==== Material ====

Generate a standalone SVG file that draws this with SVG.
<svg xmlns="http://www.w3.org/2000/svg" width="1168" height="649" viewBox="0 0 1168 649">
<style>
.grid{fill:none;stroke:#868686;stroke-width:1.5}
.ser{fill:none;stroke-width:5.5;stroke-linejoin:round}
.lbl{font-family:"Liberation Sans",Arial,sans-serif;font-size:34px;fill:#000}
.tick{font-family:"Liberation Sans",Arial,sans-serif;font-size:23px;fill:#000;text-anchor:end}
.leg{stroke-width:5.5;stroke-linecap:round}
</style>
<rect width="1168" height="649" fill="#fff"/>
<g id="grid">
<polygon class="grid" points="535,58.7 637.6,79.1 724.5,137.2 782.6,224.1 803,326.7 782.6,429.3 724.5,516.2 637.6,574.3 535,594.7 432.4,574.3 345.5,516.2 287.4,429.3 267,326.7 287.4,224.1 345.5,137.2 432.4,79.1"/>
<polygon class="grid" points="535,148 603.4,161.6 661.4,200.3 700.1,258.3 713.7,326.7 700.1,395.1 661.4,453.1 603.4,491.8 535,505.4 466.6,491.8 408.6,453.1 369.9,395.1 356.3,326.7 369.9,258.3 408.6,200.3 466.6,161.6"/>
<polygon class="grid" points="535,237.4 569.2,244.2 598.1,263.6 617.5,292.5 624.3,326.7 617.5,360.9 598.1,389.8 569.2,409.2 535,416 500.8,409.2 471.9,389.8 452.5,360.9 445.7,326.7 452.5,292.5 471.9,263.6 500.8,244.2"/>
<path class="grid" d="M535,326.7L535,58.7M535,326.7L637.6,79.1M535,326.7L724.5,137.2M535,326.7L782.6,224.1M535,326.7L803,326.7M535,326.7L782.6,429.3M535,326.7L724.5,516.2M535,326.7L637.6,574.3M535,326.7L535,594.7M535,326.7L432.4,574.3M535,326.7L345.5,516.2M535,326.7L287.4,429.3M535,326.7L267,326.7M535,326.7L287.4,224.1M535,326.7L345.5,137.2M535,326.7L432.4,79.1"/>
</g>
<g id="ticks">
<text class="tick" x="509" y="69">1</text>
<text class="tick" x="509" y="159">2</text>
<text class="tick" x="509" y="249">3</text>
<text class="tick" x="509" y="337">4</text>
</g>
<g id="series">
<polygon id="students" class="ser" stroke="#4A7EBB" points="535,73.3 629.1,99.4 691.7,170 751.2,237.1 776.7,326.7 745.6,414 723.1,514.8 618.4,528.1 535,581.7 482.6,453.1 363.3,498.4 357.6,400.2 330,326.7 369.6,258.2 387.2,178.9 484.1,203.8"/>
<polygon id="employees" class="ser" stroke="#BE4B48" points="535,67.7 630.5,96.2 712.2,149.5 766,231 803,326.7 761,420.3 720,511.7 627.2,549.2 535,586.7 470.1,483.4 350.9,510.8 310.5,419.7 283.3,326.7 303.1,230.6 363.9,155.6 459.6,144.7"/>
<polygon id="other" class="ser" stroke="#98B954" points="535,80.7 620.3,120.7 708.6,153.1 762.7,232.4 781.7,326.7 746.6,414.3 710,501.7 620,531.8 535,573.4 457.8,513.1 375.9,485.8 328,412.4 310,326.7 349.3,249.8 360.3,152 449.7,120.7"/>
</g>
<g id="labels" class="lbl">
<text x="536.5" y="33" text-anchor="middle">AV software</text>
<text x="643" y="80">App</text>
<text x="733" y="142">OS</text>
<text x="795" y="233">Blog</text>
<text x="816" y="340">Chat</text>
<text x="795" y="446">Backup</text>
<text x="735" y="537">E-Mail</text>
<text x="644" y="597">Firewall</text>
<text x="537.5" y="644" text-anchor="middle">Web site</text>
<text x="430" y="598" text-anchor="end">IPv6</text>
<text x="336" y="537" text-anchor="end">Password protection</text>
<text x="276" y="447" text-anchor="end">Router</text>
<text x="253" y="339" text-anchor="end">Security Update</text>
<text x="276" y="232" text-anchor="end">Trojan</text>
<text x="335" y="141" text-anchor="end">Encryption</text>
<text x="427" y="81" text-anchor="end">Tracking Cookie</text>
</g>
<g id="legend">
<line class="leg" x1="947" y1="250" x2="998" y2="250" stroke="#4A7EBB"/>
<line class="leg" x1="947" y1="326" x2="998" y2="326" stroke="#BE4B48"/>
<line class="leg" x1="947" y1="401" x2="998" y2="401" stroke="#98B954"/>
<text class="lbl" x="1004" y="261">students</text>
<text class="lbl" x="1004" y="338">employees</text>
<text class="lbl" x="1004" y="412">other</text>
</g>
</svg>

====

What to work on: Your task is to repeat the data exactly; please include every line.

Written response:
Generate a standalone SVG file that draws this with SVG.
<svg xmlns="http://www.w3.org/2000/svg" width="1168" height="649" viewBox="0 0 1168 649">
<style>
.grid{fill:none;stroke:#868686;stroke-width:1.5}
.ser{fill:none;stroke-width:5.5;stroke-linejoin:round}
.lbl{font-family:"Liberation Sans",Arial,sans-serif;font-size:34px;fill:#000}
.tick{font-family:"Liberation Sans",Arial,sans-serif;font-size:23px;fill:#000;text-anchor:end}
.leg{stroke-width:5.5;stroke-linecap:round}
</style>
<rect width="1168" height="649" fill="#fff"/>
<g id="grid">
<polygon class="grid" points="535,58.7 637.6,79.1 724.5,137.2 782.6,224.1 803,326.7 782.6,429.3 724.5,516.2 637.6,574.3 535,594.7 432.4,574.3 345.5,516.2 287.4,429.3 267,326.7 287.4,224.1 345.5,137.2 432.4,79.1"/>
<polygon class="grid" points="535,148 603.4,161.6 661.4,200.3 700.1,258.3 713.7,326.7 700.1,395.1 661.4,453.1 603.4,491.8 535,505.4 466.6,491.8 408.6,453.1 369.9,395.1 356.3,326.7 369.9,258.3 408.6,200.3 466.6,161.6"/>
<polygon class="grid" points="535,237.4 569.2,244.2 598.1,263.6 617.5,292.5 624.3,326.7 617.5,360.9 598.1,389.8 569.2,409.2 535,416 500.8,409.2 471.9,389.8 452.5,360.9 445.7,326.7 452.5,292.5 471.9,263.6 500.8,244.2"/>
<path class="grid" d="M535,326.7L535,58.7M535,326.7L637.6,79.1M535,326.7L724.5,137.2M535,326.7L782.6,224.1M535,326.7L803,326.7M535,326.7L782.6,429.3M535,326.7L724.5,516.2M535,326.7L637.6,574.3M535,326.7L535,594.7M535,326.7L432.4,574.3M535,326.7L345.5,516.2M535,326.7L287.4,429.3M535,326.7L267,326.7M535,326.7L287.4,224.1M535,326.7L345.5,137.2M535,326.7L432.4,79.1"/>
</g>
<g id="ticks">
<text class="tick" x="509" y="69">1</text>
<text class="tick" x="509" y="159">2</text>
<text class="tick" x="509" y="249">3</text>
<text class="tick" x="509" y="337">4</text>
</g>
<g id="series">
<polygon id="students" class="ser" stroke="#4A7EBB" points="535,73.3 629.1,99.4 691.7,170 751.2,237.1 776.7,326.7 745.6,414 723.1,514.8 618.4,528.1 535,581.7 482.6,453.1 363.3,498.4 357.6,400.2 330,326.7 369.6,258.2 387.2,178.9 484.1,203.8"/>
<polygon id="employees" class="ser" stroke="#BE4B48" points="535,67.7 630.5,96.2 712.2,149.5 766,231 803,326.7 761,420.3 720,511.7 627.2,549.2 535,586.7 470.1,483.4 350.9,510.8 310.5,419.7 283.3,326.7 303.1,230.6 363.9,155.6 459.6,144.7"/>
<polygon id="other" class="ser" stroke="#98B954" points="535,80.7 620.3,120.7 708.6,153.1 762.7,232.4 781.7,326.7 746.6,414.3 710,501.7 620,531.8 535,573.4 457.8,513.1 375.9,485.8 328,412.4 310,326.7 349.3,249.8 360.3,152 449.7,120.7"/>
</g>
<g id="labels" class="lbl">
<text x="536.5" y="33" text-anchor="middle">AV software</text>
<text x="643" y="80">App</text>
<text x="733" y="142">OS</text>
<text x="795" y="233">Blog</text>
<text x="816" y="340">Chat</text>
<text x="795" y="446">Backup</text>
<text x="735" y="537">E-Mail</text>
<text x="644" y="597">Firewall</text>
<text x="537.5" y="644" text-anchor="middle">Web site</text>
<text x="430" y="598" text-anchor="end">IPv6</text>
<text x="336" y="537" text-anchor="end">Password protection</text>
<text x="276" y="447" text-anchor="end">Router</text>
<text x="253" y="339" text-anchor="end">Security Update</text>
<text x="276" y="232" text-anchor="end">Trojan</text>
<text x="335" y="141" text-anchor="end">Encryption</text>
<text x="427" y="81" text-anchor="end">Tracking Cookie</text>
</g>
<g id="legend">
<line class="leg" x1="947" y1="250" x2="998" y2="250" stroke="#4A7EBB"/>
<line class="leg" x1="947" y1="326" x2="998" y2="326" stroke="#BE4B48"/>
<line class="leg" x1="947" y1="401" x2="998" y2="401" stroke="#98B954"/>
<text class="lbl" x="1004" y="261">students</text>
<text class="lbl" x="1004" y="338">employees</text>
<text class="lbl" x="1004" y="412">other</text>
</g>
</svg>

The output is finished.